DATASET CONTENT:
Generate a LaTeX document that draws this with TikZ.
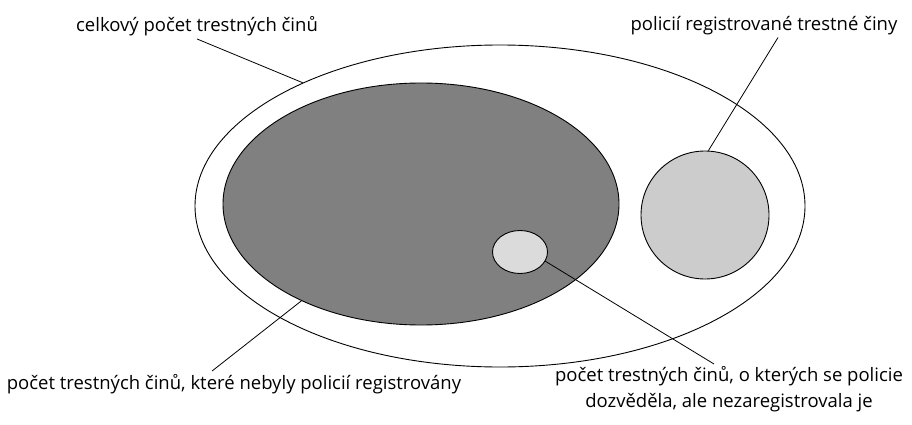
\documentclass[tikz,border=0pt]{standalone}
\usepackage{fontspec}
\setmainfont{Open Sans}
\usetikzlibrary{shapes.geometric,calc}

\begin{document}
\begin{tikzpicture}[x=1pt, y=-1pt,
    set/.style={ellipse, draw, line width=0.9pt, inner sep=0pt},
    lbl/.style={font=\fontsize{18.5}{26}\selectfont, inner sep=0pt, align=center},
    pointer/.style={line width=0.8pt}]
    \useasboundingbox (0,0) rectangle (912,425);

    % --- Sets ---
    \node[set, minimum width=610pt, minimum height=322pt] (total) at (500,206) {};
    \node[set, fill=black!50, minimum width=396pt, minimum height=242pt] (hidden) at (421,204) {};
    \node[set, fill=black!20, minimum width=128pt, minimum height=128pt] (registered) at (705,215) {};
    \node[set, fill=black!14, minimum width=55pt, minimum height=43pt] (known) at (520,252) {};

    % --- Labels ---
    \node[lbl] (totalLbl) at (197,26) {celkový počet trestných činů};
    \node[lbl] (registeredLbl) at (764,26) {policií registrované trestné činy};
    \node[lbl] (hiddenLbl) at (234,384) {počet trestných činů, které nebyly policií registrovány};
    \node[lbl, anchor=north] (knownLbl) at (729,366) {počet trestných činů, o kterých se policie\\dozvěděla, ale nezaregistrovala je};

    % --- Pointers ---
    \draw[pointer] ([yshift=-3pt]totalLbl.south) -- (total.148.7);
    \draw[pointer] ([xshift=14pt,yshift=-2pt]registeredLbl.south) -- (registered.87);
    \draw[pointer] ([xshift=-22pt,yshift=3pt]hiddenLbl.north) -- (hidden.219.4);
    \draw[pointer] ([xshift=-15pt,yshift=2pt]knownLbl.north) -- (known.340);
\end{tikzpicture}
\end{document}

WHAT IS REQUIRED:
Without the images, write out each line of the data verbatim.

TASK OUTPUT:
Generate a LaTeX document that draws this with TikZ.
\documentclass[tikz,border=0pt]{standalone}
\usepackage{fontspec}
\setmainfont{Open Sans}
\usetikzlibrary{shapes.geometric,calc}

\begin{document}
\begin{tikzpicture}[x=1pt, y=-1pt,
    set/.style={ellipse, draw, line width=0.9pt, inner sep=0pt},
    lbl/.style={font=\fontsize{18.5}{26}\selectfont, inner sep=0pt, align=center},
    pointer/.style={line width=0.8pt}]
    \useasboundingbox (0,0) rectangle (912,425);

    % --- Sets ---
    \node[set, minimum width=610pt, minimum height=322pt] (total) at (500,206) {};
    \node[set, fill=black!50, minimum width=396pt, minimum height=242pt] (hidden) at (421,204) {};
    \node[set, fill=black!20, minimum width=128pt, minimum height=128pt] (registered) at (705,215) {};
    \node[set, fill=black!14, minimum width=55pt, minimum height=43pt] (known) at (520,252) {};

    % --- Labels ---
    \node[lbl] (totalLbl) at (197,26) {celkový počet trestných činů};
    \node[lbl] (registeredLbl) at (764,26) {policií registrované trestné činy};
    \node[lbl] (hiddenLbl) at (234,384) {počet trestných činů, které nebyly policií registrovány};
    \node[lbl, anchor=north] (knownLbl) at (729,366) {počet trestných činů, o kterých se policie\\dozvěděla, ale nezaregistrovala je};

    % --- Pointers ---
    \draw[pointer] ([yshift=-3pt]totalLbl.south) -- (total.148.7);
    \draw[pointer] ([xshift=14pt,yshift=-2pt]registeredLbl.south) -- (registered.87);
    \draw[pointer] ([xshift=-22pt,yshift=3pt]hiddenLbl.north) -- (hidden.219.4);
    \draw[pointer] ([xshift=-15pt,yshift=2pt]knownLbl.north) -- (known.340);
\end{tikzpicture}
\end{document}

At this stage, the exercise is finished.